A few details intrigued during the progress of the Credo, like the delicate breaks in the Genitum non factum statement up to facta sunt; also a softening of dynamic without the usual deceleration at the Et incarnatus moment; as well, a brightening of attack at the Et in Spiritum Sanctum affirmation; and the realization of those warm key changes at simul adoratur and Et expecto resurrectionem. Despite the rhythmic inevitability (to this geriatric mind, reminiscent of the Creed in Schubert's G Major D. 167), the luminous pairing of lines that punctuate this movement sounded finely etched and even the two passages of rather ordinary counterpoint impressed for their transparency.
If you were going to exercise rhythmic fluidity, you'd have to engage in it during the Sanctus, where the Hosanna is ideally staged for drama and a suggestion of haste. Not here; Lawrence keeps his singers bound to an unvarying speed. Not even the Benedictus trio shows any deviation from the regular, although the Hosanna return manages to engender a restrained elation. You can actually sympathize with the conductor's approach to this composition where the chaste sparseness of its content makes a clear parallel with the abstract eloquence of plainchant.
For the Agnus Dei, the pace is slower, more considered as the composer indulges in plenty of textual repetition (as compared with the speedy despatch of the Gloria and Credo). Again, the balance is very fine, each line distinct in the mesh. But the work's glory is the expansion into five parts for the final pages. This splits the tenors in two and the ACC singers sound appreciably thinner. Still, they are distinguishable in this reading and refrain from braying their top notes but maintain the quiet and controlled output in sync with their colleagues.
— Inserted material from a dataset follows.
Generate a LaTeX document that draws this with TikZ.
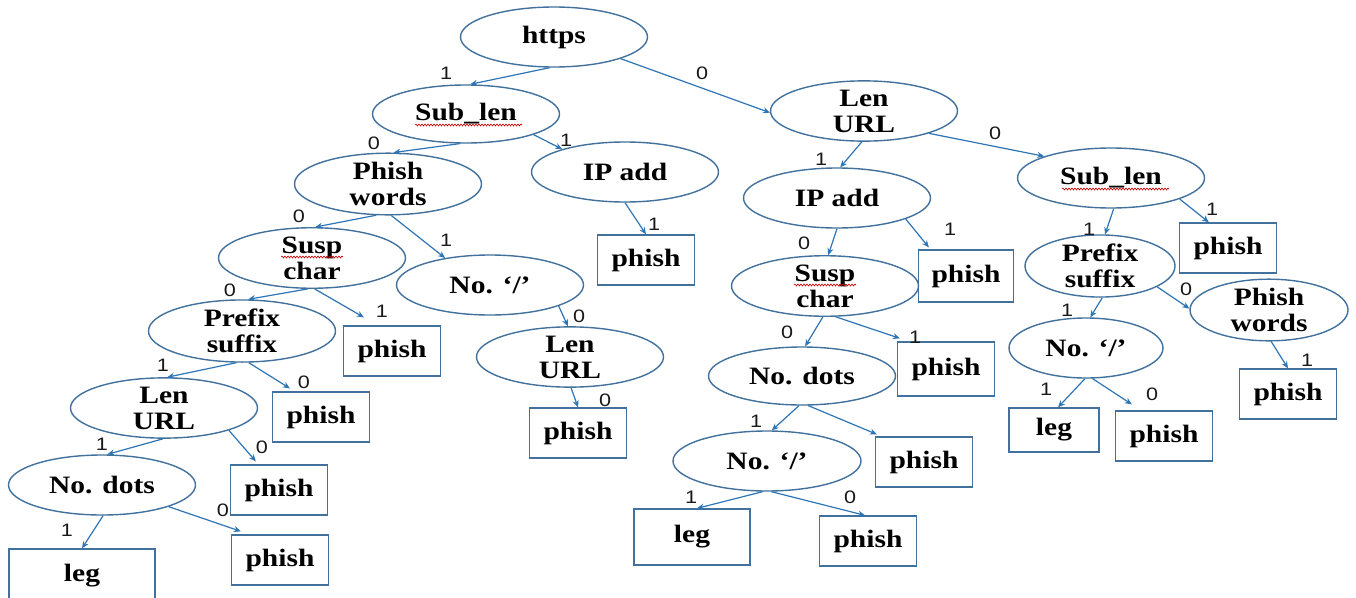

There are very few pages in all Western music that offer the consolations of Palestrina's concluding bars from the first dona nobis pacem to the end. When I've sung this in previous incarnations, the pace has generally slowed, possibly because of the nature of these final pleas. Very little compares with the subtle consolatory suggestions of those flattened leading notes in the tenor and bass lines as they approach that breathtaking, concluding plagal cadence, here articulated with cautious devotion.
There's not much to say about the choir's version of Allegri's Miserere. Lawrence has rehearsed his men effectively so that the plainchant sections impress for their gravity and sense of space; just as in the best monasteries, there's all the time in the world. The five-part choir shows itself willing to give power and impetus to their work while the solo quartet - sopranos Elspeth Bawden and Kate McBride, alto Anderson, bass Thomas Drent - operate comfortably in their exposed roles. I don't know which of these sopranos takes the high Cs but the pitching is exact, the ornamentation pretty lucid.
But the number of participants involved is only 18, which cuts down to 14 for the five-part body when you deduct the four soloists. More impressive is the solid output of the 21-strong group that presents the Christ resurgens motet. There's plenty of power at the extremities with 7 sopranos and 6 basses surrounding quartets of altos and tenors. The sound is sumptuous throughout, with a nice difference in character between the two choirs at antiphonal passages, the full-bodied stretches a splendid affirmation, particularly during the powerful Alleluias that conclude the three Epistle to the Romans extracts which make up the elements of this polyphonic gem.